▶ [Stored data]
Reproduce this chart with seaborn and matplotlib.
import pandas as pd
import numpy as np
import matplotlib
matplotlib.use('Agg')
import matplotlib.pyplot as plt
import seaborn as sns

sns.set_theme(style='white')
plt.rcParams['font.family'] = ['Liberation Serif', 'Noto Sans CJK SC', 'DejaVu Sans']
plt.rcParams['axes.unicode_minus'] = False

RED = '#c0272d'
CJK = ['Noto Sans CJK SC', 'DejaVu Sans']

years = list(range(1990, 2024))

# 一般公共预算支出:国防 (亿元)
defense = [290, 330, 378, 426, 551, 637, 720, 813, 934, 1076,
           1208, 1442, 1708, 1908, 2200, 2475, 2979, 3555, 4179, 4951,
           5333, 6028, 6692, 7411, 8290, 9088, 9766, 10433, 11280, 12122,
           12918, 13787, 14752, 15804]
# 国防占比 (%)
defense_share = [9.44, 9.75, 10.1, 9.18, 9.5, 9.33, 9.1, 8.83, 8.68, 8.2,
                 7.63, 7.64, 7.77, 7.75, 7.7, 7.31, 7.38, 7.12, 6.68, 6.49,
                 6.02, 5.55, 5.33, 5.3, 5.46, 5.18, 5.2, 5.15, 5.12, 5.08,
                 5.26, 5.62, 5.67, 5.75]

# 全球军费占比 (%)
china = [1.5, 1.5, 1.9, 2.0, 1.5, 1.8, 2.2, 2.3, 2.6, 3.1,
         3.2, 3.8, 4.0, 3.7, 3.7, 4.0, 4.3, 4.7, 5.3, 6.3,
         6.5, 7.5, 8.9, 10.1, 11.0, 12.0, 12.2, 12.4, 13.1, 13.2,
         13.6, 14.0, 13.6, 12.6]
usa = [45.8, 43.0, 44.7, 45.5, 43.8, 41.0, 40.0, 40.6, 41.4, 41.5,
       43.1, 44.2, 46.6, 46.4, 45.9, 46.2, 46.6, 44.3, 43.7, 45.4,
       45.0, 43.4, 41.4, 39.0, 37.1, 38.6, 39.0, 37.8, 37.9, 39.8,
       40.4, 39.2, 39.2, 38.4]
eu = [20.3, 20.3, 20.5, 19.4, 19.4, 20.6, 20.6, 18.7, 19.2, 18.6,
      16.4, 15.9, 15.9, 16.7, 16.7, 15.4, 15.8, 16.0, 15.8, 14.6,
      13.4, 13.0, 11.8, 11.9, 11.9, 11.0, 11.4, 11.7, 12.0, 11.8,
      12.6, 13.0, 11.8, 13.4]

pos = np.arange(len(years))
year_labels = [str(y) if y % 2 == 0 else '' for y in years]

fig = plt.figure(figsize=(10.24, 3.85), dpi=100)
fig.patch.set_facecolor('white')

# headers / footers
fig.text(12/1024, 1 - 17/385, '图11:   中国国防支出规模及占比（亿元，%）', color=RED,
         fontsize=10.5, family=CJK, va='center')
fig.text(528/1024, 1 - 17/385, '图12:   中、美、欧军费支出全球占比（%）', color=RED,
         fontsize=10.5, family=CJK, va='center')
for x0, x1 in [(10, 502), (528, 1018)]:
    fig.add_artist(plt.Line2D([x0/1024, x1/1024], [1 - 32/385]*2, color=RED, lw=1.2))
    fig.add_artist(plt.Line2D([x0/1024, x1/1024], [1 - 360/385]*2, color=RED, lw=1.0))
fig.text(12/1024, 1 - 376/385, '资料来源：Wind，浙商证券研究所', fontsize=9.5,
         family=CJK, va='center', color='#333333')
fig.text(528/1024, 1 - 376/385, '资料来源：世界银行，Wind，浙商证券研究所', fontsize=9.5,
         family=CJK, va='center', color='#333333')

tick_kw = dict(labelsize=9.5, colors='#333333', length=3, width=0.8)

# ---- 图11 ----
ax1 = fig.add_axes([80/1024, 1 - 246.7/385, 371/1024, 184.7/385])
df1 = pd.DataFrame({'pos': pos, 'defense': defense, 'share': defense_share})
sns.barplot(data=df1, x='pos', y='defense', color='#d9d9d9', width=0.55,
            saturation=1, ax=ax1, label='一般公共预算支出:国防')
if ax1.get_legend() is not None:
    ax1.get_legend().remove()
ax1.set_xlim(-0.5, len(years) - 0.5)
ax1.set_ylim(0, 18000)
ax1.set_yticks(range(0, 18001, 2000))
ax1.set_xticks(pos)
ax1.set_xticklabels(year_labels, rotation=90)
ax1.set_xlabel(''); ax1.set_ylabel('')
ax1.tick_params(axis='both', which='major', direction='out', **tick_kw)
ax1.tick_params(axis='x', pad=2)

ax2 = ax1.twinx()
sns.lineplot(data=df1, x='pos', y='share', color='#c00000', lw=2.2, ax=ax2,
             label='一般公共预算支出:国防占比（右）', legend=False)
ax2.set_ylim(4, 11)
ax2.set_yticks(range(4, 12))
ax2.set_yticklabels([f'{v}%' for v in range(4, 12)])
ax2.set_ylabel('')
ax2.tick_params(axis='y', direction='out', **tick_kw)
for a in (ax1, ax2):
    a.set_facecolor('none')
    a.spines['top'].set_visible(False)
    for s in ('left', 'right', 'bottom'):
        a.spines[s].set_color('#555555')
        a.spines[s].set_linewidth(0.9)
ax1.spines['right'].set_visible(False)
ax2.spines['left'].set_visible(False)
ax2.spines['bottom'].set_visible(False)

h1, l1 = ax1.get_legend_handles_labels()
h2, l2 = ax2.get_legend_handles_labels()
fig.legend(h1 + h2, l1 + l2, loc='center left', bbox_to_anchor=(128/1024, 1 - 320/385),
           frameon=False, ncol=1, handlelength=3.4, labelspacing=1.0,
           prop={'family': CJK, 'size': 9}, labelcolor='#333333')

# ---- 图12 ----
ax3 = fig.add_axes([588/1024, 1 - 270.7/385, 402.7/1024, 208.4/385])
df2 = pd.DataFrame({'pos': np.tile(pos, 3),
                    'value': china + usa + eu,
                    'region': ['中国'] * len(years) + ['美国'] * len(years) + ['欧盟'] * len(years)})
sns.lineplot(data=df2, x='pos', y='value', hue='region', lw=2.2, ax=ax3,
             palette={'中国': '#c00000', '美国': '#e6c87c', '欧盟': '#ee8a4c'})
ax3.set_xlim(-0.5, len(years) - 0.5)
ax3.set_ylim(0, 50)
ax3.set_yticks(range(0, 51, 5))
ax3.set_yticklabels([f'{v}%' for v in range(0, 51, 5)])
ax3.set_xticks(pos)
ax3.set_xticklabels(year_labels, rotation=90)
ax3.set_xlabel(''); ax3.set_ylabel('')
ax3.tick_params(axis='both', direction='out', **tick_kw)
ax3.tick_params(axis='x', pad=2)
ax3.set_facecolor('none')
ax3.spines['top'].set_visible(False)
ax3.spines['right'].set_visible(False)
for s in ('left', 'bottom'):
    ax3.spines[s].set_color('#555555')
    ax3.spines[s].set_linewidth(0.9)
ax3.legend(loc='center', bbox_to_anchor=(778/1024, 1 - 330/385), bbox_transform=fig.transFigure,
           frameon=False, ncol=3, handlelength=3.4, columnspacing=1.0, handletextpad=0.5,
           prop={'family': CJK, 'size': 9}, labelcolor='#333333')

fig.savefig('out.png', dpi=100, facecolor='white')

▶ [Written request] From the first line of the data above to the line holding "import seaborn as sns", reproduce each line exactly; emit no other lines.

▶ [Full output]
Reproduce this chart with seaborn and matplotlib.
import pandas as pd
import numpy as np
import matplotlib
matplotlib.use('Agg')
import matplotlib.pyplot as plt
import seaborn as sns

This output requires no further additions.